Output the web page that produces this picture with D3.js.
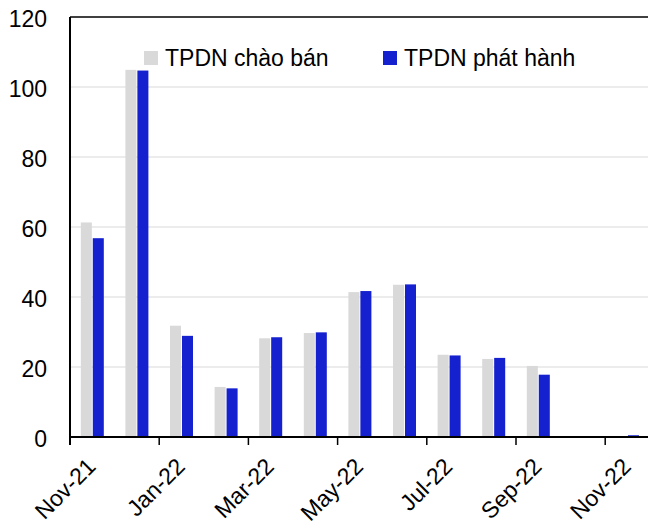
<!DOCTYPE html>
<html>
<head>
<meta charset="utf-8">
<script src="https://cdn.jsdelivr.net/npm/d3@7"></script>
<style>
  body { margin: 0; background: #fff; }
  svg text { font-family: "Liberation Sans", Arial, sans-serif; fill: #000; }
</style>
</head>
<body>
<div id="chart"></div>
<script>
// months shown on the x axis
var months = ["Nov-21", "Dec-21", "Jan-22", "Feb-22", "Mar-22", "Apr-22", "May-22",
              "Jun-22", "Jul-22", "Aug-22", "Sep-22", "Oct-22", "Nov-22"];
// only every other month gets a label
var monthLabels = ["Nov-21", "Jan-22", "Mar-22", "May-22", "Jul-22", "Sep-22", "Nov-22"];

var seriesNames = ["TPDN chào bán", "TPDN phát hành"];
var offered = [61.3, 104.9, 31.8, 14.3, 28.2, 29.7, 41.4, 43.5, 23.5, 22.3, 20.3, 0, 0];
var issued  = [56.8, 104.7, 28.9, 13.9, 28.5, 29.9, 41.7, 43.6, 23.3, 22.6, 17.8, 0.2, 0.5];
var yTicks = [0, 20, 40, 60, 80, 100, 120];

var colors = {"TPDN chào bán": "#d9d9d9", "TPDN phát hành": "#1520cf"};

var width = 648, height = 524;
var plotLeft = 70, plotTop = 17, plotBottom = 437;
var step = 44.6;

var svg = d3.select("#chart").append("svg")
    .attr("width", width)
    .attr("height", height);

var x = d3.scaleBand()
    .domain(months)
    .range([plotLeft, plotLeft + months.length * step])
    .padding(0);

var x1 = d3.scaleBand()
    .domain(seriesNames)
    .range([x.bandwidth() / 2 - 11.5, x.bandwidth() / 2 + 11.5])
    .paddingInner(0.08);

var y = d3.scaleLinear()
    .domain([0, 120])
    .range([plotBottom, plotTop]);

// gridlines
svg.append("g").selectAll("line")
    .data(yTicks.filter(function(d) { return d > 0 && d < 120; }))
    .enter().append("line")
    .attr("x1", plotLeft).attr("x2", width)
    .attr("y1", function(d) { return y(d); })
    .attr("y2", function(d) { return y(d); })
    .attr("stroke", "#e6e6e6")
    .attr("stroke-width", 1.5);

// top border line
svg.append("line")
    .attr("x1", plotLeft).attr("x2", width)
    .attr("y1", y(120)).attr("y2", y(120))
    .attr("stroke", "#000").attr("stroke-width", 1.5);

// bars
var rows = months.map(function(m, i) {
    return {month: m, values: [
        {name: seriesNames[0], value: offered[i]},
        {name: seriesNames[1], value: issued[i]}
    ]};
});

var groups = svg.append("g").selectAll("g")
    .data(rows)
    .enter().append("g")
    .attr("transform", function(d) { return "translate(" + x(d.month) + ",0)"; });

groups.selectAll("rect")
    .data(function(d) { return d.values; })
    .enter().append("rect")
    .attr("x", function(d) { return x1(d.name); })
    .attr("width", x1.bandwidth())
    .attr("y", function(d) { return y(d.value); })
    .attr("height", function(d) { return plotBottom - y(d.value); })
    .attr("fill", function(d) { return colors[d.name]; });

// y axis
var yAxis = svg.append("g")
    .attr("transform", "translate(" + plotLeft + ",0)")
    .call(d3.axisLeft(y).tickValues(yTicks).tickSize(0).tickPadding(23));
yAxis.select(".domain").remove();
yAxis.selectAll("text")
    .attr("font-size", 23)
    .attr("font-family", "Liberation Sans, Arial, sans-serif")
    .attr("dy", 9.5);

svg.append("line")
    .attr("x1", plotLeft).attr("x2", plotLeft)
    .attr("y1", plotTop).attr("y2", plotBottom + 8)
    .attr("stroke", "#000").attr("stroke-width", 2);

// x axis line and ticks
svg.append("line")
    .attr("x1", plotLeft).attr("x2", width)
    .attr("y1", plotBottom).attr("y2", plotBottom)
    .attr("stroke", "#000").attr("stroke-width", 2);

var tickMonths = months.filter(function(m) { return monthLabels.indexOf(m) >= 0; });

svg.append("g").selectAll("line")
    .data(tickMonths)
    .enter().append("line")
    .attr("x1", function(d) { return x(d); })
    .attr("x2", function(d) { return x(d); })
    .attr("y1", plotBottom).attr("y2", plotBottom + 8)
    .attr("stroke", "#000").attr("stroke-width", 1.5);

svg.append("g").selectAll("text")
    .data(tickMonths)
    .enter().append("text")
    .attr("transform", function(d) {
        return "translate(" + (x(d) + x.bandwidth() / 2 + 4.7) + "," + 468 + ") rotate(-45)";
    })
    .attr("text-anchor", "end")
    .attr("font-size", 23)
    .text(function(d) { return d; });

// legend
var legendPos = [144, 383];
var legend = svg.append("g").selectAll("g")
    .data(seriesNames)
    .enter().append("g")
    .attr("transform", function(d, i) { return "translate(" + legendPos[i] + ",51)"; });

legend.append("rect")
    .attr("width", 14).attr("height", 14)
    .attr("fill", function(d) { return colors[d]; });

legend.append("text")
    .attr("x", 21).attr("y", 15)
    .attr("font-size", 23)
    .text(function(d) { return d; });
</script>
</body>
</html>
====================
• Exercise: Write out each line of the listing above, exactly, from its first line to the line holding "var step = 44.6;", inclusive. Skip the pictures.

• Answer for the task:
Output the web page that produces this picture with D3.js.
<!DOCTYPE html>
<html>
<head>
<meta charset="utf-8">
<script src="https://cdn.jsdelivr.net/npm/d3@7"></script>
<style>
  body { margin: 0; background: #fff; }
  svg text { font-family: "Liberation Sans", Arial, sans-serif; fill: #000; }
</style>
</head>
<body>
<div id="chart"></div>
<script>
// months shown on the x axis
var months = ["Nov-21", "Dec-21", "Jan-22", "Feb-22", "Mar-22", "Apr-22", "May-22",
              "Jun-22", "Jul-22", "Aug-22", "Sep-22", "Oct-22", "Nov-22"];
// only every other month gets a label
var monthLabels = ["Nov-21", "Jan-22", "Mar-22", "May-22", "Jul-22", "Sep-22", "Nov-22"];

var seriesNames = ["TPDN chào bán", "TPDN phát hành"];
var offered = [61.3, 104.9, 31.8, 14.3, 28.2, 29.7, 41.4, 43.5, 23.5, 22.3, 20.3, 0, 0];
var issued  = [56.8, 104.7, 28.9, 13.9, 28.5, 29.9, 41.7, 43.6, 23.3, 22.6, 17.8, 0.2, 0.5];
var yTicks = [0, 20, 40, 60, 80, 100, 120];

var colors = {"TPDN chào bán": "#d9d9d9", "TPDN phát hành": "#1520cf"};

var width = 648, height = 524;
var plotLeft = 70, plotTop = 17, plotBottom = 437;
var step = 44.6;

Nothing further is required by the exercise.